|Title:||Copyright and Economic Incentives: An Application to Performers' Rights in the Music Industry|
|Citation:||Towse, R. (1999). Copyright and economic incentives: an application to performers’ rights in the music industry. Kyklos, 52(3), 369-390.|
|Link(s):||Definitive , Open Access|
|Key Related Studies:|
|Linked by:||Watt (2009)|
|About the Data|
|Data Description:||The primary source data in this paper was obtained by the author from three European performers' rights bodies: Musicians Union (UK), GRAMIX (Denmark) and SAMI (Sweden). The UK data refer to financial distributions made to music performers for 6 years from 1989-1995. The Danish sample reports 1995. The Swedish sample reports 1994. Each sample is divided into earning bands to show the distribution of income among each society's membership.|
|Data Type:||Primary and Secondary data|
|Secondary Data Sources:|
|Data Collection Methods:|
|Data Analysis Methods:|
|Cross Country Study?:||No|
|Government or policy study?:||No|
|Time Period(s) of Collection:||
This paper contributes to the economic analysis of copyright in three ways: first, it draws a distinctiod between the general purpose of copyright law and the administration of the royalty system of payment for the use of copyrighted material; this leads to the principal-agent analysis of modes of payment. Secondly, this approach is applied to a specific topic, the change in copyright law in the form of the introduction of a new property right for performers in the UK that has come about as a result of the harmonisation programme of the European Union. Finally, new data were collected to assess the likely impact this change in law would have on performers' earnings using the music industry as a case study. This is novel because there has been no previous attempt to apply empirical evidence to the analysis of copyright law. The paper therefore provides a framework for evaluating changes to copyright law.
Main Results of the Study
The Main results of this study are:
- There is an economic logic to the royalty system of payment for the use of copyright.

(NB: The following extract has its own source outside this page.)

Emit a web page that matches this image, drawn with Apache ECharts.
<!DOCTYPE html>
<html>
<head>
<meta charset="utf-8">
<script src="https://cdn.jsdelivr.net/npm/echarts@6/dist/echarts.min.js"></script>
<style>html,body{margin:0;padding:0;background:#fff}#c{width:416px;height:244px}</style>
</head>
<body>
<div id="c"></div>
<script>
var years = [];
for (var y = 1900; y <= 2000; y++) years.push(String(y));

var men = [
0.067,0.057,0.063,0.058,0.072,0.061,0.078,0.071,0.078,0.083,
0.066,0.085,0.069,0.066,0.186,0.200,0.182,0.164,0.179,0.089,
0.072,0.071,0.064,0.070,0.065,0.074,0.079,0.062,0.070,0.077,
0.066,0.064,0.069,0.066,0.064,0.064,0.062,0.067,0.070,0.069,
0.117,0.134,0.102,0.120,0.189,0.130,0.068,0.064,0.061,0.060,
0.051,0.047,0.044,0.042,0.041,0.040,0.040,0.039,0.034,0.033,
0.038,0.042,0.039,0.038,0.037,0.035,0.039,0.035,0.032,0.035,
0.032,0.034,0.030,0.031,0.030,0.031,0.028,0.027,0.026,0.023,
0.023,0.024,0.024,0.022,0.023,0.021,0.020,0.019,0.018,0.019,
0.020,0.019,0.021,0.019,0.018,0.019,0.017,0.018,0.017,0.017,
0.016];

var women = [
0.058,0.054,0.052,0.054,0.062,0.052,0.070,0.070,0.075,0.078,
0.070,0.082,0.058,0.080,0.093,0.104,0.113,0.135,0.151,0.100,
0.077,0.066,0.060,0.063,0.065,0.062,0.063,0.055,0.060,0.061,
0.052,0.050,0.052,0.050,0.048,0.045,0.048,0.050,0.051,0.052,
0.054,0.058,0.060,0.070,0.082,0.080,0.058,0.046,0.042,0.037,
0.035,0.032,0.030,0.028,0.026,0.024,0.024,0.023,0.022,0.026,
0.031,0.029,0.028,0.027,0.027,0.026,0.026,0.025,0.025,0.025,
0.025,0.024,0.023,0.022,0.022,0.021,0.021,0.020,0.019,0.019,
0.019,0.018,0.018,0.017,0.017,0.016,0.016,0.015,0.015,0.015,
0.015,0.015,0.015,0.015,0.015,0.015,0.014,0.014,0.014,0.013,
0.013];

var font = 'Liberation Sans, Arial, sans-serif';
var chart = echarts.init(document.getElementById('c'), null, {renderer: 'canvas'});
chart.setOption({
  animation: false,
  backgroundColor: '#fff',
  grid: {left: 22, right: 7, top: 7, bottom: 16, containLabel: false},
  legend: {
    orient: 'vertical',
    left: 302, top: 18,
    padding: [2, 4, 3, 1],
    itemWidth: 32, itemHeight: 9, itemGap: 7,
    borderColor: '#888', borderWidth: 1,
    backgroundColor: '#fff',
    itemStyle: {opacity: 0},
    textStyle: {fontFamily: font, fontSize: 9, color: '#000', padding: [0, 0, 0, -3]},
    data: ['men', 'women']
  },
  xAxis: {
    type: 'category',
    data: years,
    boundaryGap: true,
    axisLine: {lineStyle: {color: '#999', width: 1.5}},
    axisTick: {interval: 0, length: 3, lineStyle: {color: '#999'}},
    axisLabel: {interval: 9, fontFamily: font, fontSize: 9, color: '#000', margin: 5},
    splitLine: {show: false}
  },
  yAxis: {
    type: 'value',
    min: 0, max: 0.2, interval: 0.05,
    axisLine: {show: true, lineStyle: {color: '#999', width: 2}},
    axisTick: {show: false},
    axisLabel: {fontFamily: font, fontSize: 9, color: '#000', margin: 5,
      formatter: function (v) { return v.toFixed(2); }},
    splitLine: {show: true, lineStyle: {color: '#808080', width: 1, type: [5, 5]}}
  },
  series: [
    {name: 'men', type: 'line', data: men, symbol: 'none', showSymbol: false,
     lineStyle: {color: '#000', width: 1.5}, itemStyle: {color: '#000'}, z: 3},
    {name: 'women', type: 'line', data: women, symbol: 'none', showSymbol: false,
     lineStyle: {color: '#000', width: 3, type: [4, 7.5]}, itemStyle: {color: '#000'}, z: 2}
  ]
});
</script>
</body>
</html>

- By adopting a principal-agent model of incentives to author and publisher, the trade-off between risk-bearing over the life of the copyrighted work, the amount of effort at marketing and maintaining the reputation of the work and the transaction costs inherent in the different payment methods is exposed.

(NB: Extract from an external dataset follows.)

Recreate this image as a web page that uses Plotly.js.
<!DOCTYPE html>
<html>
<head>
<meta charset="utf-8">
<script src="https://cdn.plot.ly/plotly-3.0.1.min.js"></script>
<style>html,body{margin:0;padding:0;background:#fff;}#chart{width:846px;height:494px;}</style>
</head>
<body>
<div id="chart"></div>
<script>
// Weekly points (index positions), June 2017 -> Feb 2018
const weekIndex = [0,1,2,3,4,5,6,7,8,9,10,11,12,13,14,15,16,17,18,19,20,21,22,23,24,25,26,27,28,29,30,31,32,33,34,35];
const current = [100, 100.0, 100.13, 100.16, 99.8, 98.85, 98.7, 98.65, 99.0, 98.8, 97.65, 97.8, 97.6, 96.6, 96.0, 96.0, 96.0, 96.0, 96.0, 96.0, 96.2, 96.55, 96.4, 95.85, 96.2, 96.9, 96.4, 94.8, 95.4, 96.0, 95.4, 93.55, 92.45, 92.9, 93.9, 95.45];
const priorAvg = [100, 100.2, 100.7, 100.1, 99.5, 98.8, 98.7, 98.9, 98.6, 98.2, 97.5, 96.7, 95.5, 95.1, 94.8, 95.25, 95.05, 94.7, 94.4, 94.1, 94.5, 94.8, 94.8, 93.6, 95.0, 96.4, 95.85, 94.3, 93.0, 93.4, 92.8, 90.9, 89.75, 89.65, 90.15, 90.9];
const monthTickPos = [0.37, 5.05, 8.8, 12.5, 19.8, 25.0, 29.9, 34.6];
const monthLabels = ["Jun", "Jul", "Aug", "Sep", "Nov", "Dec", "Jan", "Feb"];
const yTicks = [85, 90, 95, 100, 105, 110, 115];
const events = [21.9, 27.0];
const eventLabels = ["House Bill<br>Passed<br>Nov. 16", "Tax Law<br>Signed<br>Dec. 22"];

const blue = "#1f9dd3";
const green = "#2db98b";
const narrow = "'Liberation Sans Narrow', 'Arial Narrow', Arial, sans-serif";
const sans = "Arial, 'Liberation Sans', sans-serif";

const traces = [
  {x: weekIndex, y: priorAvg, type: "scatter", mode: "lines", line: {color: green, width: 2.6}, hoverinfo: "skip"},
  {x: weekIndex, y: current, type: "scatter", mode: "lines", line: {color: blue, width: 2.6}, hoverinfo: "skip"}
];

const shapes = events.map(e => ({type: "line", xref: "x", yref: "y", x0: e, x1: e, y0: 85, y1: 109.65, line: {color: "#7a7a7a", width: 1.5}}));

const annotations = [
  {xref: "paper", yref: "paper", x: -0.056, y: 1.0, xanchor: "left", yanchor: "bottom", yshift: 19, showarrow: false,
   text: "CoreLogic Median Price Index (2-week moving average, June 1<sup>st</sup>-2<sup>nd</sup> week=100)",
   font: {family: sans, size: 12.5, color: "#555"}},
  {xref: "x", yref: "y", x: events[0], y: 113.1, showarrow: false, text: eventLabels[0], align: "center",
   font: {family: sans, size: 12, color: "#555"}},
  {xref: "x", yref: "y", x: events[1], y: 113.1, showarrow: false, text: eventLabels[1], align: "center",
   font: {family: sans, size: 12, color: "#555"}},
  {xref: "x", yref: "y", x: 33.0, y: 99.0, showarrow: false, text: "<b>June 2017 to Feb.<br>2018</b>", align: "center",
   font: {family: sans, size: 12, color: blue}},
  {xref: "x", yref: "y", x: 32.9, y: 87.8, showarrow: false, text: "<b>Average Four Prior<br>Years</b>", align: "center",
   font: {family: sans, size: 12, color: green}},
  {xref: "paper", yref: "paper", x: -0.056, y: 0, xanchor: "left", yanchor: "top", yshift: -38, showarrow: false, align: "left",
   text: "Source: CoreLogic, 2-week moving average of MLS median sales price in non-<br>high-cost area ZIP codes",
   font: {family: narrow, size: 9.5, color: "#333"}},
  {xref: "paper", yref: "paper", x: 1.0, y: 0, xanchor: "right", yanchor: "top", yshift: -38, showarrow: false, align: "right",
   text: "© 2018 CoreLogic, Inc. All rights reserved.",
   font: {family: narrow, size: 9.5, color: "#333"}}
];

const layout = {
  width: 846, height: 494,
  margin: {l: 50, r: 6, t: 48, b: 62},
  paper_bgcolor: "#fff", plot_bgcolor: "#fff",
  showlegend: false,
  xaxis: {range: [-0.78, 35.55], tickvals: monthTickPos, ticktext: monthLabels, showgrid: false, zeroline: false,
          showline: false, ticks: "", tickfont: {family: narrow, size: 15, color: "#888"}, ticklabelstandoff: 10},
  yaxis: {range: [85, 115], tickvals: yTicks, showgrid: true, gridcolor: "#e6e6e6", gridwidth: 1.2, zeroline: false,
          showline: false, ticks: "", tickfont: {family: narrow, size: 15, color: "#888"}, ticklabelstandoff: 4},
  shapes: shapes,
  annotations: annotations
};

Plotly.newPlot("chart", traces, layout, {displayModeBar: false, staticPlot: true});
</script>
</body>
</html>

- The drafters of the Rental Directive attempted to counteract market forces by making some performers’ rights unwaivable. It seems unlikely that they took account of the economic arguments for and against buy-outs in so doing.
Policy Implications as Stated By Author
"Property rights must clearly be defined and enforceable for markets to work...How much is earned is, however, a market outcome and the division of revenues is governed by complex interaction of economic incentives and administrative arrangements. Any attempt to regulate these outcomes must take account of the underlying economic logic of the organisation of the industries concerned and recognise that regulation may impose costs, not only on those directly involved, but also on society at large."